GIVEN PROBLEM >> Tell how many lines in these records contain the string "that", with only the number as the reply.

DATA FOR THIS EXERCISE >>
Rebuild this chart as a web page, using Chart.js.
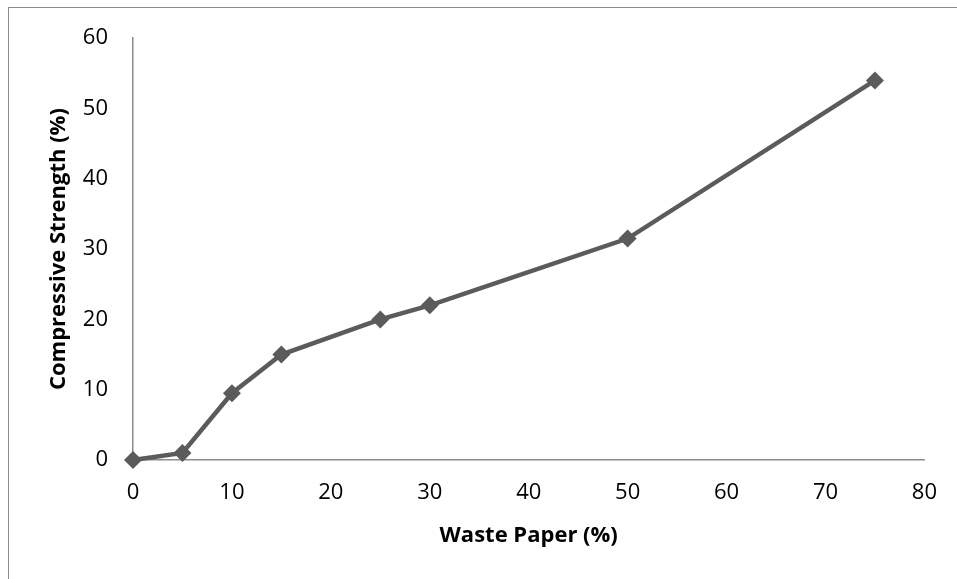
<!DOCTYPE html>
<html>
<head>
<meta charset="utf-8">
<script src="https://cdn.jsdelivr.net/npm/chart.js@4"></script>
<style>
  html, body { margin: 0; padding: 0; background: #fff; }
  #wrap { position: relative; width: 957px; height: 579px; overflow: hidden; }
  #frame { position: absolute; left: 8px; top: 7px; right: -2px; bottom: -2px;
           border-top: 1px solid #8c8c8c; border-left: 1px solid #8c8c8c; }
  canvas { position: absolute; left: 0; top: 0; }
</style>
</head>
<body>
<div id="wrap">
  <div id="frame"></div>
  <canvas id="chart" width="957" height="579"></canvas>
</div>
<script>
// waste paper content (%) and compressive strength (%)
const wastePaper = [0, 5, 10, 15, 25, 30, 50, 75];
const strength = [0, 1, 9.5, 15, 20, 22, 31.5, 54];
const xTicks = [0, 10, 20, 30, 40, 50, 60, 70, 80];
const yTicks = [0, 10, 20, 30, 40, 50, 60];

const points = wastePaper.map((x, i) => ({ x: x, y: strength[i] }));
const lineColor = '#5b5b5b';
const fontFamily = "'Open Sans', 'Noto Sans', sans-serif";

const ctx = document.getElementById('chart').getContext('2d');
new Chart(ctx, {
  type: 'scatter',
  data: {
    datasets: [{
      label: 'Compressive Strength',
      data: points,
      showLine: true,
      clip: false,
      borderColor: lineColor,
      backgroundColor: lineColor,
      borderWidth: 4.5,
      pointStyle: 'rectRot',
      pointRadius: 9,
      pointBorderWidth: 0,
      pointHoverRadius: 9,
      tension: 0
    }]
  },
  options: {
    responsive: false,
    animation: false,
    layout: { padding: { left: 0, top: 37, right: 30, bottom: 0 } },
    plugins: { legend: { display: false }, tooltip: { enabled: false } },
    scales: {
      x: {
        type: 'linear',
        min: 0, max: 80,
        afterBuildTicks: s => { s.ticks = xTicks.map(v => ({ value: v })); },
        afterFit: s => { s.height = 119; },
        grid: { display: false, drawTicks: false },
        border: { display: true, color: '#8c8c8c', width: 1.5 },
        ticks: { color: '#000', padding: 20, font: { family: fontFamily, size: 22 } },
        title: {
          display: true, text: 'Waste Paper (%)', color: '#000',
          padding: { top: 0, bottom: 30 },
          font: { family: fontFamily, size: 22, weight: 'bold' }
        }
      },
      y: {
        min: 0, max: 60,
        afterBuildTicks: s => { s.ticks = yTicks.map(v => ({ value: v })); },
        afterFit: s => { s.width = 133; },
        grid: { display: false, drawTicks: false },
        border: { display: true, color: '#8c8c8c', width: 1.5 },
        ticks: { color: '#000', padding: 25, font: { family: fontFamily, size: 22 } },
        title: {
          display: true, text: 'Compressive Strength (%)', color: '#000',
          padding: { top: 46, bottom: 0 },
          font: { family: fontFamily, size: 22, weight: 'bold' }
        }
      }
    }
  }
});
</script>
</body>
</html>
...
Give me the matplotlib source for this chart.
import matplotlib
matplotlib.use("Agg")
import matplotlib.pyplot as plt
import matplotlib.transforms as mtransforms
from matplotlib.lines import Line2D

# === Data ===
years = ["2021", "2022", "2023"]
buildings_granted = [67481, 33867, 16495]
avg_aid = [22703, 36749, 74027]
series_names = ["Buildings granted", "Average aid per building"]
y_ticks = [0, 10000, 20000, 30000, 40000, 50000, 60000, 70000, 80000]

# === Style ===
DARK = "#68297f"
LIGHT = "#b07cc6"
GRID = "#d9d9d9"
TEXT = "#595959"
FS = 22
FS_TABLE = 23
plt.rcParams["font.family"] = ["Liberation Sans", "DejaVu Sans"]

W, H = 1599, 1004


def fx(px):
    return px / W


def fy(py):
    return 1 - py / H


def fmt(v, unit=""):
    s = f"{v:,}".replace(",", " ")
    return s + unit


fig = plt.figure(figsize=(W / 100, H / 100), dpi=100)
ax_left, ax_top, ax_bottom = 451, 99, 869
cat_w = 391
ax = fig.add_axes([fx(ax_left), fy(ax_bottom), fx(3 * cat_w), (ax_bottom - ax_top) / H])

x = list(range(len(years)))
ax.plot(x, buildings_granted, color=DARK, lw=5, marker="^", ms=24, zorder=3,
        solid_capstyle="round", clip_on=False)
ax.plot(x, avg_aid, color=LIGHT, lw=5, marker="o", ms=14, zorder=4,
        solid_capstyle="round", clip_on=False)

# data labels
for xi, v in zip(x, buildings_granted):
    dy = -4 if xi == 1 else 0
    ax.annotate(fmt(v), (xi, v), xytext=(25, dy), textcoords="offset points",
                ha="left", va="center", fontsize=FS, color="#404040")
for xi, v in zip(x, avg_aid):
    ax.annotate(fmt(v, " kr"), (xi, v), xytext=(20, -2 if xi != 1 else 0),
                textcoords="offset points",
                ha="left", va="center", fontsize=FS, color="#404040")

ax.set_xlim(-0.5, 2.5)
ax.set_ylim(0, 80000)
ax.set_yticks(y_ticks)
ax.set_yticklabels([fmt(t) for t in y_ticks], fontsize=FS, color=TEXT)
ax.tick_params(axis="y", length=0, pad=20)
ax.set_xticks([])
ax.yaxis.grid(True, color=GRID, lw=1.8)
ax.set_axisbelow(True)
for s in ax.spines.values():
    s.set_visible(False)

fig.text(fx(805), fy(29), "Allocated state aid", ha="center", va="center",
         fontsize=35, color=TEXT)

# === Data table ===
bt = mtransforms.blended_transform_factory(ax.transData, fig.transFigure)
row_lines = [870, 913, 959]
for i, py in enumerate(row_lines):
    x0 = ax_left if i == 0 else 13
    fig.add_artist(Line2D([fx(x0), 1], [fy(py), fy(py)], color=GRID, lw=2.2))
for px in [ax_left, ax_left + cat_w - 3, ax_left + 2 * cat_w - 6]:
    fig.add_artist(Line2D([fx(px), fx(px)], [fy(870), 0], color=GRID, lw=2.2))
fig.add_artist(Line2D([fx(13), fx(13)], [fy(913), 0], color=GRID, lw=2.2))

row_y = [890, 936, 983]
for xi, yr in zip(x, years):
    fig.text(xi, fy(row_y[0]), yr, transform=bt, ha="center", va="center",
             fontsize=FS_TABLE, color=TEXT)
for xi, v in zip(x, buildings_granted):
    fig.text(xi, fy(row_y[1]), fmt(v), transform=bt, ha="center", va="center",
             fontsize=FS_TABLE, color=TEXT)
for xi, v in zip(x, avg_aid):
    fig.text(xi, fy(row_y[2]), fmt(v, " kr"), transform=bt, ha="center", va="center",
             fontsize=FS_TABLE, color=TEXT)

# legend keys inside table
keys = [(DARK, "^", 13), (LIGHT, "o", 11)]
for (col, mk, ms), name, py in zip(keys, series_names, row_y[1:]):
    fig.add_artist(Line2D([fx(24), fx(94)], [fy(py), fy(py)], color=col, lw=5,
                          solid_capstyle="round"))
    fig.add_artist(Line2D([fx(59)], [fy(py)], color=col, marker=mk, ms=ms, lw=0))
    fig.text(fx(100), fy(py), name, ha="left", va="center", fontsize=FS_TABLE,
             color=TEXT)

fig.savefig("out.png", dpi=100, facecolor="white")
---
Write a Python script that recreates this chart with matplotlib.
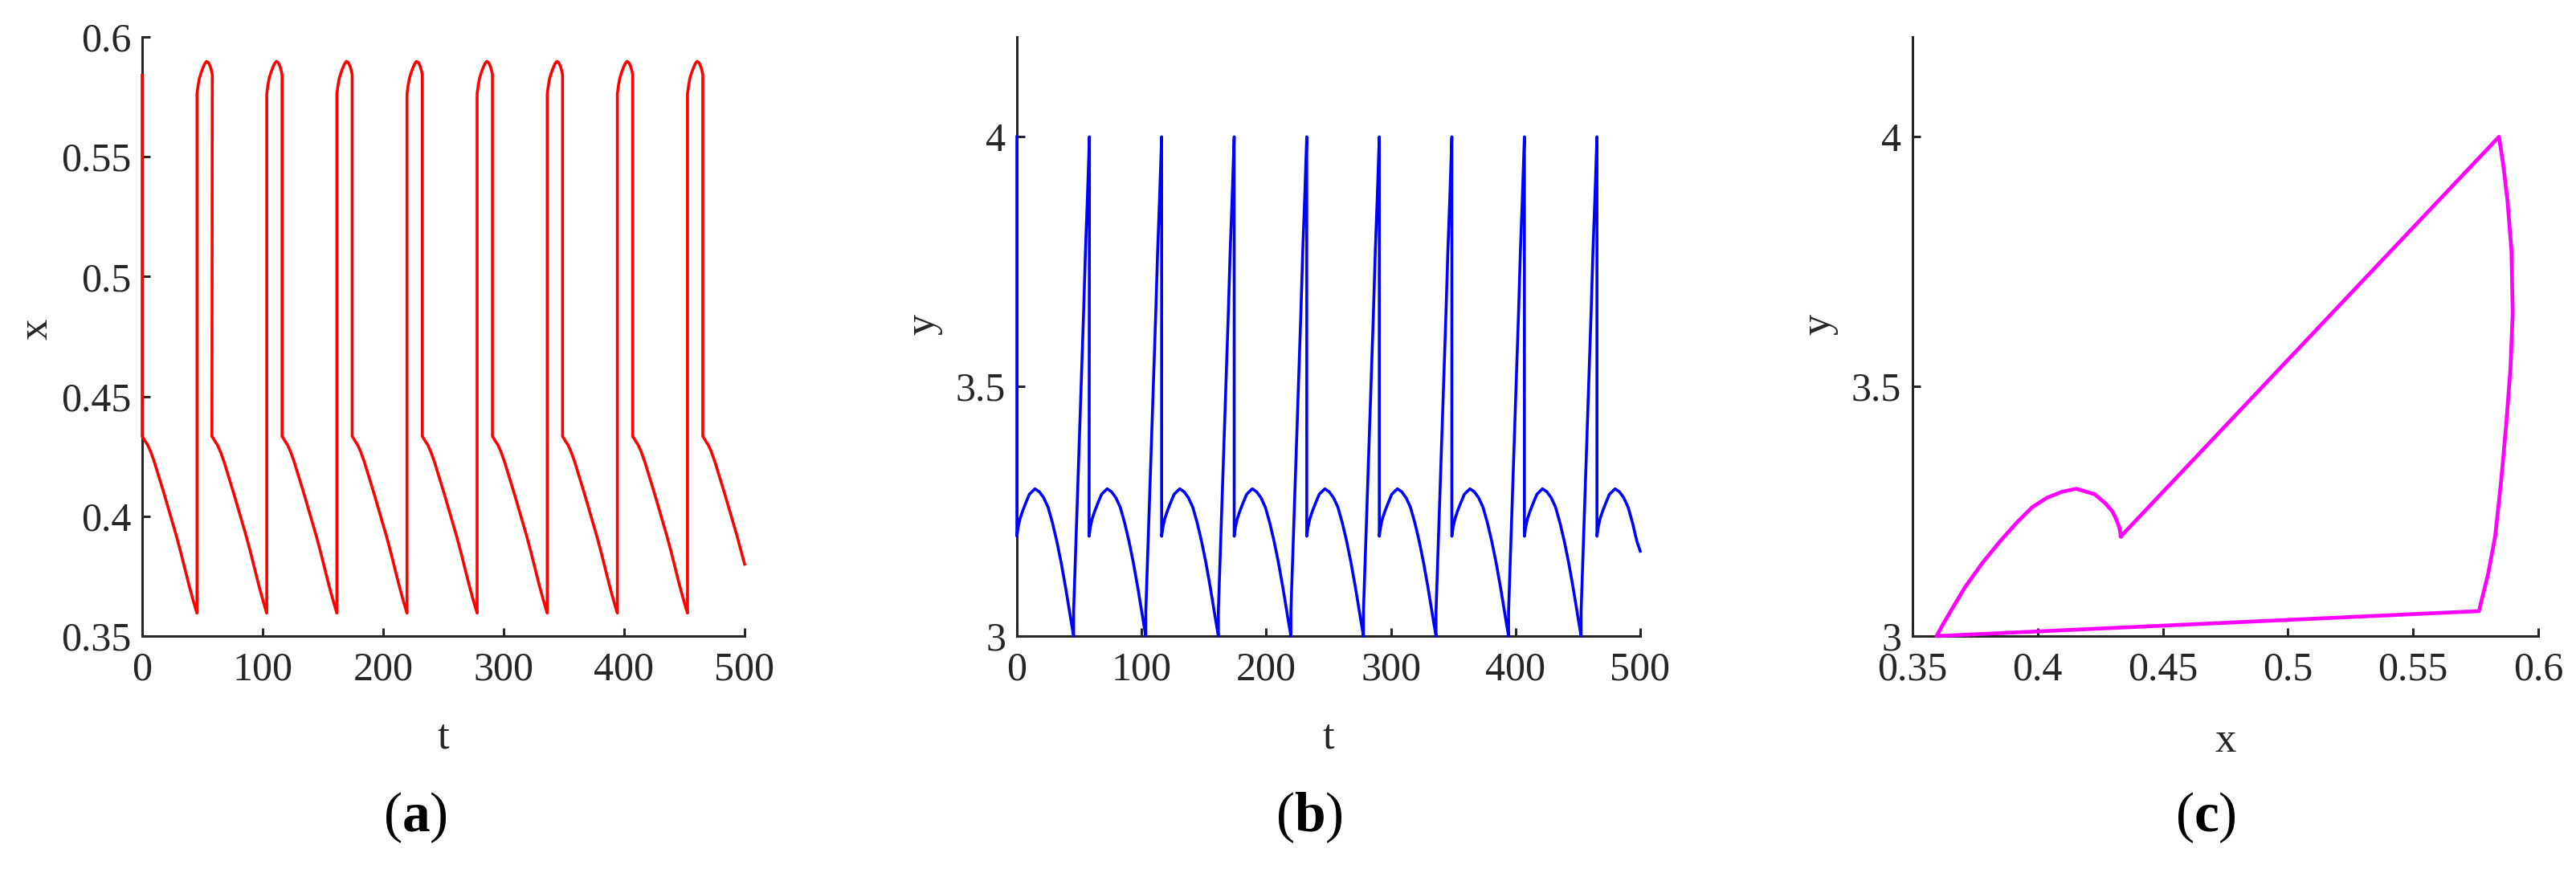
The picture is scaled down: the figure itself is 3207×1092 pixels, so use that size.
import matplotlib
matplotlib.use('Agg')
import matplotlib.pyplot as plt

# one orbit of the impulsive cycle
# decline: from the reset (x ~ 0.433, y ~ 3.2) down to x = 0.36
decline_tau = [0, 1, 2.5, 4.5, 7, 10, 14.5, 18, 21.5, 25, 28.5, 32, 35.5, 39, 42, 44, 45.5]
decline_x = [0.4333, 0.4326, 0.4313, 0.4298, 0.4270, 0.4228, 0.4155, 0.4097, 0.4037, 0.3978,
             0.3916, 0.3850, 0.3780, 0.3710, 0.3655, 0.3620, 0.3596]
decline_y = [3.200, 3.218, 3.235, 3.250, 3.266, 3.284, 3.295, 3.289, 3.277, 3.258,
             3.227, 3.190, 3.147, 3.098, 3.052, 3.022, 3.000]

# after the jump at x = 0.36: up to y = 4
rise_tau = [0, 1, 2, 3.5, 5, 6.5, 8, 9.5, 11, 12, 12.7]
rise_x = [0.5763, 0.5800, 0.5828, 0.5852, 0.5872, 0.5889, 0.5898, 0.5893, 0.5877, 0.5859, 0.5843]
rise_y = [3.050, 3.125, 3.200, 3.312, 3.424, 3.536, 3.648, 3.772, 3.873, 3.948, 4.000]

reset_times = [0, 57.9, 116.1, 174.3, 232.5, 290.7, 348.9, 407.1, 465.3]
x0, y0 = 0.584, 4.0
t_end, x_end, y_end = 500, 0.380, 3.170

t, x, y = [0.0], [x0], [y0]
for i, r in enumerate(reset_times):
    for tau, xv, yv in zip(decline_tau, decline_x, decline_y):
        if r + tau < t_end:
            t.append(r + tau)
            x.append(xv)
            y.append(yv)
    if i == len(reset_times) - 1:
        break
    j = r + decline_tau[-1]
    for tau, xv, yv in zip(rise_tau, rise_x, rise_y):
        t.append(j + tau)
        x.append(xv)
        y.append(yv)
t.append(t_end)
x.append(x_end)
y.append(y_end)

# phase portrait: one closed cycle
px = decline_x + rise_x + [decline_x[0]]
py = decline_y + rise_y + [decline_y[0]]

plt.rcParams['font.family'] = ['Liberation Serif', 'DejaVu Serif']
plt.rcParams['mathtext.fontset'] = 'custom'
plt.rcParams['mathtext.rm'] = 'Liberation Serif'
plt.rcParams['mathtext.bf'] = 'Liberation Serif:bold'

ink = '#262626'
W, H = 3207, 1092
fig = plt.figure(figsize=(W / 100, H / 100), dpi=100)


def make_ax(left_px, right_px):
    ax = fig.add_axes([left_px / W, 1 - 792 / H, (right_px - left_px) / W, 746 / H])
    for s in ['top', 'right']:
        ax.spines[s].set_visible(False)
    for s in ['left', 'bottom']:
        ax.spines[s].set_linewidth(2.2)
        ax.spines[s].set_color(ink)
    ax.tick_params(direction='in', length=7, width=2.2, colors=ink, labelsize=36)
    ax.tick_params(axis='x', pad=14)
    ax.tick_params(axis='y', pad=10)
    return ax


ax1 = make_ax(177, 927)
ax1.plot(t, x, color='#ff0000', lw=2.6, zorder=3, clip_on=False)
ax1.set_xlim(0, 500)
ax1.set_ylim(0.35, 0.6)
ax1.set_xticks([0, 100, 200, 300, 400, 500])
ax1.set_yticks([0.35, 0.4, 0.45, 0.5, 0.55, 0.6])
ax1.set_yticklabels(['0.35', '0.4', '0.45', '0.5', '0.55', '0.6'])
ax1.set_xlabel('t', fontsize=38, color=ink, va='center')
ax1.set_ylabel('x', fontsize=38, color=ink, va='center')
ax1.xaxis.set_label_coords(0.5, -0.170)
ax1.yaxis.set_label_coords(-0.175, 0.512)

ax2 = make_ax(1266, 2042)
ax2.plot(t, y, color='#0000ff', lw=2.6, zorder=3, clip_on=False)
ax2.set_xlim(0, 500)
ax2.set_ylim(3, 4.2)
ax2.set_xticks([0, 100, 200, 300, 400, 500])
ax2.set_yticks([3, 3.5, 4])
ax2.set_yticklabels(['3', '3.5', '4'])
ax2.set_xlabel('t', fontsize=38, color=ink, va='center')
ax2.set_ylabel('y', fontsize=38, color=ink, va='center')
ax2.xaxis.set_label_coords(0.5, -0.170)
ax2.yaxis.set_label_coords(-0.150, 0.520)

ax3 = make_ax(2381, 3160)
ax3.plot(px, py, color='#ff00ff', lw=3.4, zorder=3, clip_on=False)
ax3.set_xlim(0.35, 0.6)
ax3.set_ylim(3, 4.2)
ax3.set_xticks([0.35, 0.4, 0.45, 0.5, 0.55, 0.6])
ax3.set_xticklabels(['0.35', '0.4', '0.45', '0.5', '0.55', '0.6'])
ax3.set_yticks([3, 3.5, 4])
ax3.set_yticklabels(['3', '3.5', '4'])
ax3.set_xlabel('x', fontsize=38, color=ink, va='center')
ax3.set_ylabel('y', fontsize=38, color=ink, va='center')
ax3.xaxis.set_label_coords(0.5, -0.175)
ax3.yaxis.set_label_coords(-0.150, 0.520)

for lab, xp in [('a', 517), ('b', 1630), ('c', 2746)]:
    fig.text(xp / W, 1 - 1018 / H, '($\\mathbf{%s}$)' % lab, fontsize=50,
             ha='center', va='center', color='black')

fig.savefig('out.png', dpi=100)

THE SOLUTION >> 2